表9 农地确权对家庭劳均投票意愿的影响:按照成员性别、就业类别分组
法律赋权会通过强化产权主体的价值感知进而增加对收益的预期[25]。根据基准回归分析的结果,本文将相应被解释变量(农业生产家庭、农业劳动力、农业女性劳动力)对应的劳动力投票意愿对农业生产的态度按均值进行分组回归。如表10所示,模型(21)~(24)中只有在相应劳均农业态度大于均值的子样本中,农地确权证书的发放才会对相应层次的劳动力劳均投票意愿产生显著的正向作用,且在模型(25)~(26)中两个子样本回归与模型(18)的估计结果相一致,而在大于劳均农业态度均值的样本中,估计结果也较小于均值的样本显著。因此,本文发现了目前农村社会经济背景下,农地确权证书发放影响农户政治参与意愿的一个可能的内在机制:即农地确权证书的发放增加了农业生产者,尤其是女性对农业生产收益的重视程度,进而提高了农业生产者参与村庄民主选举的积极性,目的在于以参与集体行动决策,拓展自身产权行为能力获取预期农业收益。

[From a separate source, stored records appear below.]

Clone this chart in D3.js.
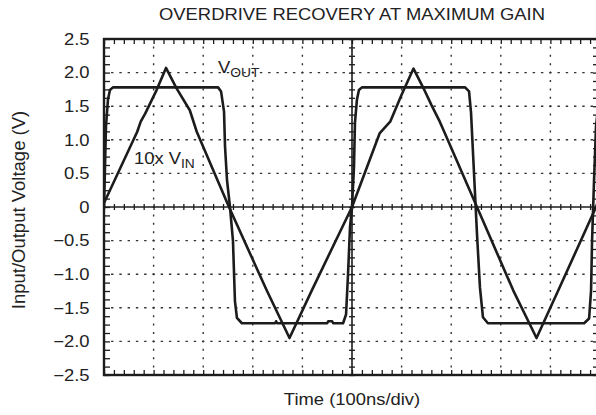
<!DOCTYPE html>
<html><head><meta charset="utf-8">
<script src="https://cdn.jsdelivr.net/npm/d3@7"></script>
<style>
html,body{margin:0;padding:0;background:#fff;}
svg{display:block;font-family:"Liberation Sans",Arial,sans-serif;}
</style></head>
<body><svg id="c" width="596" height="415"></svg>
<script>
// ---- data ----
const title = "OVERDRIVE RECOVERY AT MAXIMUM GAIN";
const xLabel = "Time (100ns/div)";
const yLabel = "Input/Output Voltage (V)";
const yTicks = [2.5, 2.0, 1.5, 1.0, 0.5, 0, -0.5, -1.0, -1.5, -2.0, -2.5];
// time in divisions (100ns/div)
const vinTime = [0, 0.67, 0.74, 0.83, 1.06, 1.25, 1.46, 1.73, 1.87, 2.52, 3.28, 3.74, 4.19, 5.0, 5.56, 5.77, 6.0, 6.24, 6.44, 6.6, 6.77, 6.87, 7.52, 8.25, 8.72, 9.16, 9.92, 10.0];
const vinVals = [0.06, 1.12, 1.27, 1.39, 1.74, 2.07, 1.77, 1.44, 1.12, 0.0, -1.24, -1.95, -1.24, 0.0, 1.10, 1.27, 1.67, 2.06, 1.77, 1.52, 1.27, 1.10, 0.0, -1.24, -1.95, -1.24, 0.0, 0.16];
const voutTime = [0, 0.04, 0.08, 0.12, 0.18, 2.30, 2.36, 2.42, 2.44, 2.48, 2.54, 2.60, 2.64, 2.68, 2.78, 3.45, 3.47, 3.49, 4.50, 4.52, 4.60, 4.62, 4.82, 4.88, 4.92, 4.96, 5.0, 5.04, 5.06, 5.10, 5.14, 5.20, 7.28, 7.36, 7.40, 7.44, 7.48, 7.52, 7.58, 7.64, 7.74, 9.68, 9.78, 9.82, 9.84, 9.88, 9.92, 10.0];
const voutVals = [0.0, 1.2, 1.6, 1.74, 1.78, 1.78, 1.72, 1.42, 0.9, 0.4, 0.0, -0.5, -1.4, -1.65, -1.73, -1.73, -1.70, -1.73, -1.73, -1.70, -1.70, -1.73, -1.73, -1.6, -1.0, -0.3, 0.0, 0.6, 1.26, 1.6, 1.74, 1.78, 1.78, 1.72, 1.4, 0.8, 0.2, -0.4, -1.2, -1.64, -1.73, -1.73, -1.66, -1.24, -0.5, 0.4, 1.2, 1.75];

// ---- layout ----
const svg = d3.select("#c");
const L = 104, R = 600, T = 39, B = 375;
const x = d3.scaleLinear().domain([0, 10]).range([L, R]);
const y = d3.scaleLinear().domain([-2.5, 2.5]).range([B, T]);
const ink = "#1c1c1c";
const SX = 1.15; // horizontal stretch of the original lettering

svg.append("defs").append("clipPath").attr("id", "clip")
  .append("rect").attr("x", L).attr("y", T).attr("width", R - L).attr("height", B - T);

// dotted grid
const g = svg.append("g");
const xMajor = d3.range(1, 10).filter(d => d !== 5);
const yMajor = [-2, -1.5, -1, -0.5, 0.5, 1, 1.5, 2];
const xStep = (x(1) - x(0)) / 6;
const yStep = (y(0) - y(0.5)) / 4;
g.selectAll("line.hg").data(yMajor).join("line")
  .attr("x1", L).attr("x2", R).attr("y1", d => y(d)).attr("y2", d => y(d))
  .attr("stroke", "#333").attr("stroke-width", 1.4)
  .attr("stroke-dasharray", `2.4 ${xStep - 2.4}`).attr("stroke-dashoffset", 1.2);
g.selectAll("line.vg").data(xMajor).join("line")
  .attr("y1", T).attr("y2", B).attr("x1", d => x(d)).attr("x2", d => x(d))
  .attr("stroke", "#333").attr("stroke-width", 1.4)
  .attr("stroke-dasharray", `2 ${yStep - 2}`).attr("stroke-dashoffset", 1);

// minor tick values
const xMinor = d3.range(0, 50).map(i => i / 5);
const yMinor = d3.range(0, 41).map(i => -2.5 + i * 0.125);

function styleAxis(sel) {
  sel.select(".domain").remove();
  sel.selectAll(".tick line").attr("stroke", ink).attr("stroke-width", 1.3);
  sel.selectAll(".tick text").remove();
}
// frame ticks (inward)
svg.append("g").attr("transform", `translate(0,${T})`)
  .call(d3.axisTop(x).tickValues(xMinor).tickSize(-5)).call(styleAxis);
svg.append("g").attr("transform", `translate(0,${B})`)
  .call(d3.axisBottom(x).tickValues(xMinor).tickSize(-5)).call(styleAxis);
svg.append("g").attr("transform", `translate(${L},0)`)
  .call(d3.axisLeft(y).tickValues(yMinor).tickSize(-6)).call(styleAxis);
svg.append("g").attr("transform", `translate(${R},0)`)
  .call(d3.axisRight(y).tickValues(yMinor).tickSize(-7)).call(styleAxis);
// center axes with crossing ticks
svg.append("g").attr("transform", `translate(0,${y(0) + 3})`)
  .call(d3.axisTop(x).tickValues(xMinor).tickSize(6)).call(styleAxis);
svg.append("g").attr("transform", `translate(${x(5) + 3},0)`)
  .call(d3.axisLeft(y).tickValues(yMinor).tickSize(6)).call(styleAxis);
svg.append("line").attr("x1", L).attr("x2", R).attr("y1", y(0)).attr("y2", y(0))
  .attr("stroke", ink).attr("stroke-width", 1.6);
svg.append("line").attr("x1", x(5)).attr("x2", x(5)).attr("y1", T).attr("y2", B)
  .attr("stroke", ink).attr("stroke-width", 1.6);

// frame
svg.append("rect").attr("x", L).attr("y", T).attr("width", R - L).attr("height", B - T)
  .attr("fill", "none").attr("stroke", ink).attr("stroke-width", 2.4);

// y tick labels
const fmt = d => d === 0 ? "0" : d3.format(".1f")(d);
svg.append("g").selectAll("text").data(yTicks).join("text")
  .attr("transform", d => `translate(89.5,${y(d)}) scale(${SX},1)`)
  .attr("dy", "0.36em").attr("text-anchor", "end")
  .attr("font-size", 16).attr("fill", "#222").text(fmt);

// waveforms
const line = d3.line().x(d => x(d[0])).y(d => y(d[1]));
const plot = svg.append("g").attr("clip-path", "url(#clip)");
plot.append("path").datum(d3.zip(vinTime, vinVals)).attr("d", line)
  .attr("fill", "none").attr("stroke", ink).attr("stroke-width", 2.6).attr("stroke-linejoin", "round");
plot.append("path").datum(d3.zip(voutTime, voutVals)).attr("d", line)
  .attr("fill", "none").attr("stroke", ink).attr("stroke-width", 2.6).attr("stroke-linejoin", "round");

// trace labels
function traceLabel(px, py, main, sub) {
  const t = svg.append("text").attr("transform", `translate(${px},${py}) scale(${SX},1)`)
    .attr("font-size", 16).attr("fill", "#222");
  t.append("tspan").text(main);
  t.append("tspan").attr("font-size", 12).attr("dy", 4).text(sub);
}
traceLabel(218, 73, "V", "OUT");
traceLabel(134, 163.5, "10x V", "IN");

// titles
svg.append("text").attr("transform", `translate(352,20) scale(${SX},1)`)
  .attr("text-anchor", "middle").attr("font-size", 16).attr("fill", "#222").text(title);
svg.append("text").attr("transform", `translate(352,405) scale(${SX},1)`)
  .attr("text-anchor", "middle").attr("font-size", 16).attr("fill", "#222").text(xLabel);
svg.append("text").attr("transform", `translate(24.5,210) rotate(-90)`)
  .attr("text-anchor", "middle").attr("font-size", 18.5).attr("fill", "#222").text(yLabel);
</script></body></html>
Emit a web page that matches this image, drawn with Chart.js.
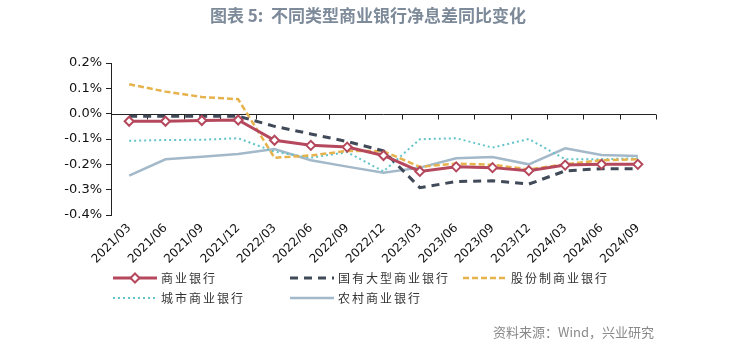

表10 农地确权对家庭不同层次劳均投票意愿的影响:按照农业生产态度分组
为保证模型结果的稳健性,本文进一步通过变更投票意愿的测度,进行稳健性检验。将原先5级指标的劳均投票重新进行3级赋值。首先,将CLDS2016劳动力个体问卷关于“假如村里组织投票选村干部,你是否愿意参加?”问题的答案,按照基准回归的处理方法将此问题中的数值含义变为正向指标。然后,进一步将原先“非常不愿意=1和不愿意=2”统一赋值为0,表示不愿意,将“一般=3”赋值为1,表示一般,将“比较愿意=4和非常愿意=5”统一赋值为2,表示愿意,最后算出数据库所提供的18~64周岁和65岁以上仍然在工作劳动力样本的人均投票意愿情况,形成连续变量。同时,按照相同的处理方法,将农业生产态度的度量由五级指标变为三级指标。表11给出了变更测度后的估计结果,结果显示相较于未确权户,农地确权对各层次投票意愿的作用方向和显著程度依旧没有发生显著变化,表明本文的估计结果较为稳健可信。
表11 稳健性检验:投票意愿和农业态度的重新测度
本文围绕农地产权对农村政治参与的影响,借助CLDS2016年的全国农村调查数据,采用工具变量、两阶段估计等计量方法解决内生性问题,分析了农地确权的选举效应。结果发现:新一轮农地确权对农户参与村庄选举积极性的影响,在是否从事农业生产上具有显著的异质性。对有农业生产的农户家庭将在均值意义上提升劳均4.7%的投票意愿,在样本均值已经达到较高水平的背景下,可以说这一显著影响不容忽视;而对于未从事农业生产的家庭则没有显著影响;在从事农业生产的家庭内部,相较非农劳动力,农地确权更能提升农业劳动力参与村庄选举的积极性,相较于男性,农地确权更能提高女性农业劳动力参与村庄选举的积极性。
以上结论的政策启示如下:(1)农地确权作为农村基础性的经济制度基础,不仅会对农业生产的长期表现产生作用,对农村政治建设的发展也有着至关重要的影响。因此,在进一步细致推进这一轮围绕清晰四至、权属等重点内容的农地确权时,也要同时注意加强完善村庄民主选举这一政治参与形式,为确权之后农户关于农业生产事务的利益诉求提供顺畅的政治表达渠道。(2)男性非农就业程度的增加促进了女性农户劳动力对村庄公共事务参与意愿的增强,女性农户劳动力越来越可能成为农村建设的重要主体。因此,一方面在农地产权制度改革中需要保护女性成员合法的土地权益,另一方面,在农村基层民主政治建设过程中,同样需要注意保护和完善农村女性政治参与的权利。